When World War I broke out in August 1914, Italy quickly declared itself neutral by stating that the Austrians and Germans were the aggressors and not victims of war, thus Italian participation in the alliance was null and void.  Despite the expectations of neutrality, no one expected the British and French to court the Italians with promises of Austrian territory.  Italy strongly desired the territories of Tyrol, located near the Austrian, Italian, Swiss border, and the coastline of Dalmatia, the Adriatic lands of today’s Croatia, Slavonia, and Istria.  The reincorporation of some of these lands was viewed as a way for Italy to gain more resources and markets for trade.

            And so, early 1915, goaded by British and French promises Italy declared war on Austria and Germany.  The Italian Army was severely pressed, and then heavily defeated, in its engagements against the Austrians.  The Italian Front became a bloody stalemate where the Italians lost territory once the Austrians counterattacked.  The casualties were devastating, and the Italians quickly felt the horrific effects of trench warfare.  When World War I ended, very little of the promised territory would be turned over to Italy.  The collapse, and subsequent division, of the Ottoman Empire appeared to make up for these “lost lands.”  Italy was supposed to gain possession of the southern and western area of Anatolia, or Turkey, under its occupation.  But the military actions of Mustafa Kemal Ataturk, founder of the Republic of Turkey, expelled both the Greeks and Italians from Anatolia by 1923. 

            Italy, too, felt that it had been scorned and lied to about the spoils of empire by the British and French.  Both those powers gained considerable new territories from the defeated Central Powers throughout Africa and the Middle East.  Turned away from both the Balkans and Turkey, Italy still had a considerable North African empire that it expanded between the late 1920s and throughout 1930s.  The heavy cost of World War I in terms of lives and materials damaged and destroyed, and failure to secure the promised territories, led to the rise of the Benito Mussolini and the Fascist Party.  By October 1922. Mussolini and the Fascists marched on Rome and took over the government.  Ostensibly, Mussolini served as Prime Minister for the reigning King Victor Emmanuel III.  Shortly thereafter, Mussolini declared himself dictator, a political term used by the Romans in times of great peril and consolidated the power of the Fascists and himself.  The dream of the new dictator was to recreate the Roman Empire at the expense of his neighbors, thus the need to dispose of arm limit treaties.

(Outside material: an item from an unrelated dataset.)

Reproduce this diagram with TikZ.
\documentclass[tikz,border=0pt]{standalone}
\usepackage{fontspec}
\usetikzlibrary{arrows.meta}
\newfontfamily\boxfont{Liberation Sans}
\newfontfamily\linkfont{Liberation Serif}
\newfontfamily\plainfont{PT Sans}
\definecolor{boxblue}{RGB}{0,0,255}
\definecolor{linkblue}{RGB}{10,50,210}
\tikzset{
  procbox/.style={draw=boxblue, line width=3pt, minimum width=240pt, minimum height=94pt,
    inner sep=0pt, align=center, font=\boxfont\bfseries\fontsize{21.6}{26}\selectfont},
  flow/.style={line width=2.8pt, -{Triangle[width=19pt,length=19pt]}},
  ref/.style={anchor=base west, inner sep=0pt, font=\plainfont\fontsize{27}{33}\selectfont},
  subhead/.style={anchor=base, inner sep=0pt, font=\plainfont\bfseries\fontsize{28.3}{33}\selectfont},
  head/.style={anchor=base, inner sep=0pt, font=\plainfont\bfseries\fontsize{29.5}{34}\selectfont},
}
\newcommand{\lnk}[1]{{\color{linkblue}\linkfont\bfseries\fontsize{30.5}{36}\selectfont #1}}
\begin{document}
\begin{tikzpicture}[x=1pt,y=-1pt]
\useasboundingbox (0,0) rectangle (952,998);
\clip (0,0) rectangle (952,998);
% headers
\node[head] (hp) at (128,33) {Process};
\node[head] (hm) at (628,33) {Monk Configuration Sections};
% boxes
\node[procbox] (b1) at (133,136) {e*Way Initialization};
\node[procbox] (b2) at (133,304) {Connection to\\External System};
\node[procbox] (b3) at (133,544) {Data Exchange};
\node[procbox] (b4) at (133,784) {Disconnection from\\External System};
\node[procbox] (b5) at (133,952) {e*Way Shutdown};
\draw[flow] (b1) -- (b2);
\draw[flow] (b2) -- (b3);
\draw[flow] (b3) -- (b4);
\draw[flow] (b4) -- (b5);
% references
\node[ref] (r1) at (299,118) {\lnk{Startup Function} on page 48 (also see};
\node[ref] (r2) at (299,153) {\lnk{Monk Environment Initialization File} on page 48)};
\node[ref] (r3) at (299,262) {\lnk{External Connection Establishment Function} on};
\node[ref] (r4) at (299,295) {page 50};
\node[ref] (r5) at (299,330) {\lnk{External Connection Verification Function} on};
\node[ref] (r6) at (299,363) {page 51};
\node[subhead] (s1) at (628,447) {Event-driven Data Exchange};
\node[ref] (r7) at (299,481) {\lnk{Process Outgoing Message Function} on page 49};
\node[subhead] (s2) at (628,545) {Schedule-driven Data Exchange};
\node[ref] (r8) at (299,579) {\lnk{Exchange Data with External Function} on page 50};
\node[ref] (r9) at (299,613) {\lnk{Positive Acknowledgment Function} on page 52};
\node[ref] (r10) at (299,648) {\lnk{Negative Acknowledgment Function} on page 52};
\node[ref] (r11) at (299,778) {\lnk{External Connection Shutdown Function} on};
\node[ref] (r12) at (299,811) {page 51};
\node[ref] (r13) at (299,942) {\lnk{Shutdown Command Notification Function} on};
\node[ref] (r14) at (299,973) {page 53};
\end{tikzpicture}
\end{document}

            When the Second London Naval Conference met between 1935-1936, Italy and Japan each felt that they would be further crippled by the new terms of the treaty.  Both countries walked out of the conference after they were questioned about their military aggression taking place in Ethiopia and China, respectively.  Their departure led to the French abandoning the limitations as they needed to protect their world empire.  Britain and the United States both tried unsuccessfully to keep the spirit of the Naval Treaties alive by limiting their own navies.  In light of the Italian and Japanese naval expansions, both the Royal Navy and United States Navy created new classes of warships that were laid down before the storm of World War II descended on the planet.